The suite takes full advantage of the versatility and wide-ranging palette of Migration, the quartet that Sanchez has led since 2011. Tenor saxophonist Seamus Blake doubles on Electric Wind Instrument (EWI), John Escreet on piano and Fender Rhodes, and Matt Brewer on both acoustic and electric bass. Sánchez also layered keyboard atmospherics onto the album in post-production along with a wide array of guitars from Adam Rogers, while singer Thana Alexa contributes soaring lyrics to the second movement, "Imaginary Lines," and coloristic wordless vocals elsewhere.
The seed of the suite was planted while Sanchez was on tour with Metheny in Meridian, Mississippi in 2012. The title was originally a makeshift file name, but took on greater meaning as Sánchez began to research the idea of meridians, imaginary lines that circle the globe, the celestial sphere, or, in some new age conceptions, the body's energy field. "You have meridians that cross the earth, that cross the sky, that cross our bodies and our minds, and I started getting fascinated by the way meridians interact in all those different shapes and forms," Sanchez says. "So I thought it was a very good analogy for the way the rhythmic, melodic and harmonic aspects of this composition intertwine, interact and meet over the course of the whole piece."
The scale of the suite derived from Sanchez's determination not to place limits on his compositional imagination. "One of the things that turns me off the most as a composer is that as soon as you start developing, you have to start thinking of ways of how to wrap it up because you don't want a tune to be longer than six or seven minutes. I hate to feel that I'm limited by time instead of just following my instincts."
With motifs, phrases and concepts that recur and transform throughout the piece's five movements, The Meridian Suite is a thrillingly adventurous achievement that absorbs influences from modern rock, free form improvisation and electronic music into a forward-looking jazz masterwork. "I took a lot of liberties and let a lot of my musical influences come through in a very unapologetic way,"the composer says.
The simultaneous release of Three Times Three and The Meridian Suite mark the high point thus far for a career that continues to climb. With unprecedented attention focused on him following his lauded Birdman score, these expansive new albums serve to reinforce Antonio Sanchez's place at the forefront of modern jazz-breaking boundaries as a virtuoso drummer, a visionary composer, and a truly inspired musical thinker.
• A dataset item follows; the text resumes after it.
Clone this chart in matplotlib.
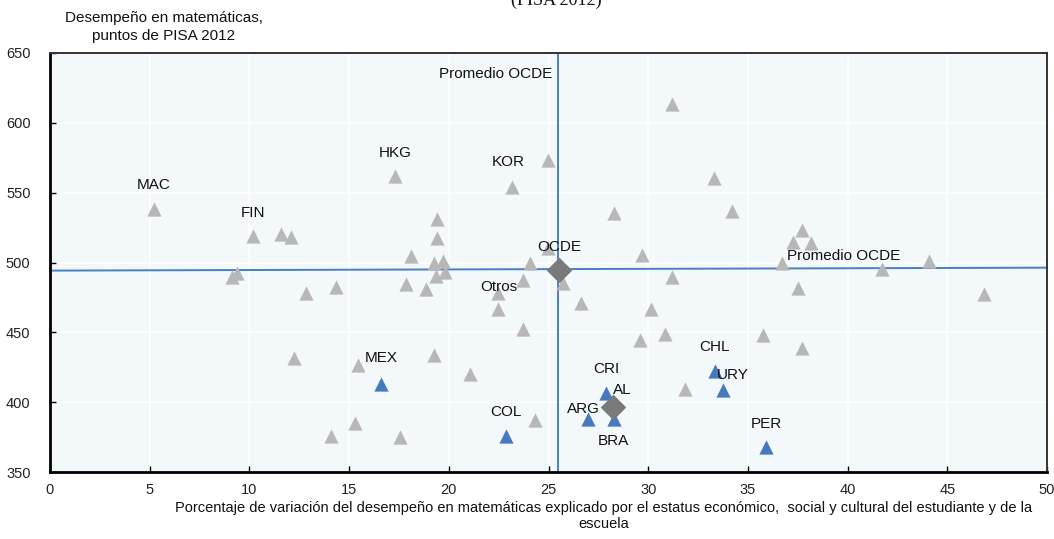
import matplotlib
matplotlib.use("Agg")
import matplotlib.pyplot as plt
from matplotlib import font_manager

# ---------------- data ----------------
grey_x = [5.2, 10.16, 11.56, 12.1, 9.39, 9.11, 12.86, 14.36, 12.23, 15.45, 14.08, 15.28, 17.57,
          17.32, 19.4, 19.4, 18.12, 19.28, 19.7, 19.37, 19.82, 17.83, 18.87, 19.28, 21.04,
          23.17, 24.96, 24.96, 24.09, 23.74, 22.49, 22.49, 23.71, 24.34, 25.74, 26.63,
          28.3, 29.68, 31.2, 30.13, 30.83, 29.6, 31.18, 33.28, 34.18, 37.72, 37.27, 38.17,
          36.72, 37.5, 35.75, 37.7, 31.83, 41.74, 44.09, 46.85]
grey_y = [538.6, 518.8, 520.7, 518.1, 492.6, 489.8, 478.4, 482.4, 431.9, 426.4, 375.9, 385.0, 374.8,
          561.6, 531.2, 517.6, 504.5, 499.8, 501.4, 490.2, 493.3, 484.3, 481.2, 433.8, 420.0,
          553.8, 573.5, 510.5, 499.3, 487.4, 478.4, 466.4, 452.7, 387.4, 485.5, 471.2,
          535.5, 505.7, 489.8, 466.4, 448.6, 444.5, 613.6, 560.7, 536.7, 523.1, 514.8, 514.1,
          499.3, 481.9, 448.1, 438.6, 409.3, 495.0, 501.4, 477.1]
grey_labels = {0: "MAC", 1: "FIN", 13: "HKG", 25: "KOR"}

blue_names = ["MEX", "COL", "CRI", "ARG", "BRA", "CHL", "URY", "PER"]
blue_x = [16.62, 22.87, 27.88, 26.96, 28.26, 33.35, 33.77, 35.92]
blue_y = [412.9, 375.9, 406.9, 387.9, 387.9, 422.4, 408.8, 367.6]

avg_names = ["OCDE", "AL"]
avg_x = [25.54, 28.21]
avg_y = [494.5, 396.6]

oecd_avg_x = 25.49               # vertical reference line
oecd_line_x = [0, 50]            # horizontal reference line (slightly sloped)
oecd_line_y = [494.2, 496.3]

x_ticks = list(range(0, 51, 5))
y_ticks = list(range(350, 651, 50))

# ---------------- style ----------------
fams = [f.name for f in font_manager.fontManager.ttflist]
narrow = "Liberation Sans Narrow" if "Liberation Sans Narrow" in fams else "Liberation Sans"
plt.rcParams['font.family'] = [narrow, 'DejaVu Sans']

GREY = "#b7b7b7"
BLUE = "#4679bd"
DGREY = "#7a7a7a"
LINE = "#4a7fc1"
BG = "#f3f9fb"

fig = plt.figure(figsize=(10.54, 5.39), dpi=100)
ax = fig.add_axes([50/1054, 1-472/539, 997/1054, 419/539])
ax.set_facecolor(BG)

ax.set_xlim(0, 50)
ax.set_ylim(350, 650)
ax.set_xticks(x_ticks)
ax.set_yticks(y_ticks)
ax.grid(True, color="white", linewidth=1.2, zorder=0)
ax.set_axisbelow(True)
ax.tick_params(direction="in", length=4, width=1, colors="black", labelsize=10.5, pad=8)
for lab in ax.get_xticklabels() + ax.get_yticklabels():
    lab.set_color("#222222")
ax.tick_params(axis='y', pad=14)

for s in ["left", "bottom"]:
    ax.spines[s].set_linewidth(2.0)
    ax.spines[s].set_color("black")
for s in ["top", "right"]:
    ax.spines[s].set_linewidth(1.4)
    ax.spines[s].set_color("#333333")

# reference lines
ax.axvline(oecd_avg_x, color=LINE, linewidth=1.4, zorder=2)
ax.plot(oecd_line_x, oecd_line_y, color=LINE, linewidth=1.4, zorder=2, clip_on=False)

# points
ax.scatter(grey_x, grey_y, marker="^", s=105, color=GREY, linewidths=0, zorder=3)
ax.scatter(blue_x, blue_y, marker="^", s=105, color=BLUE, linewidths=0, zorder=4)
ax.scatter(avg_x, avg_y, marker="D", s=170, color=DGREY, linewidths=0, zorder=5)

lab_kw = dict(fontsize=11, color="#111111", zorder=6, textcoords="offset points")

# grey labels
grey_off = {"MAC": (0, 17), "FIN": (0, 17), "HKG": (0, 17), "KOR": (-3, 18)}
for i, name in grey_labels.items():
    ax.annotate(name, (grey_x[i], grey_y[i]), xytext=grey_off[name], ha="center", va="center", **lab_kw)

blue_off = {"MEX": (0, 19), "COL": (0, 17), "CRI": (0, 17), "ARG": (-3, 7),
            "BRA": (0, -16), "CHL": (0, 17), "URY": (7, 11), "PER": (0, 17)}
for name, x, y in zip(blue_names, blue_x, blue_y):
    ax.annotate(name, (x, y), xytext=blue_off[name], ha="center", va="center", **lab_kw)

avg_off = {"OCDE": (0, 17), "AL": (0, 12)}
avg_ha = {"OCDE": "center", "AL": "left"}
for name, x, y in zip(avg_names, avg_x, avg_y):
    ax.annotate(name, (x, y), xytext=avg_off[name], ha=avg_ha[name], va="center", **lab_kw)

ax.annotate("Otros", (grey_x[31], grey_y[31]), xytext=(0, 16), ha="center", va="center", **lab_kw)
ax.annotate("Promedio OCDE", (oecd_avg_x, 650), xytext=(-4, -15), ha="right", va="center", **lab_kw)
ax.annotate("Promedio OCDE", (36.95, 496), xytext=(0, 4), ha="left", va="bottom", **lab_kw)

# texts around
fig.text(164/1054, 1-27/539, "Desempeño en matemáticas,\npuntos de PISA 2012",
         ha="center", va="center", multialignment="center", fontsize=11, color="#111111",
         linespacing=1.3)
fig.text(604/1054, 1-516/539,
         "Porcentaje de variación del desempeño en matemáticas explicado por el estatus económico,  social y cultural del estudiante y de la\nescuela",
         ha="center", va="center", multialignment="center", fontsize=10.5, color="#111111",
         linespacing=1.25)
fig.text(556/1054, 1.0, "(PISA 2012)", ha="center", va="center",
         fontsize=13, family=["Liberation Serif", "DejaVu Serif"], color="#111111")

fig.savefig("out.png", dpi=100, facecolor="white")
Scheduled for late 2016 Sanchez will be planning for a big band recording. It will be a dream collaboration between master composer arranger Vince Mendoza and the celebrated WDR from Cologne in which Mendoza will tackle some of Sanchez’s favorite compositions for this unique project. The Big Band has always been one of the his favorite settings since he started his big league musical career with the United Nation Orchestra in the mid '90s which was led then by famed saxophonist Paquito D’Rivera. This album promises to be one of the most exciting releases in the near future.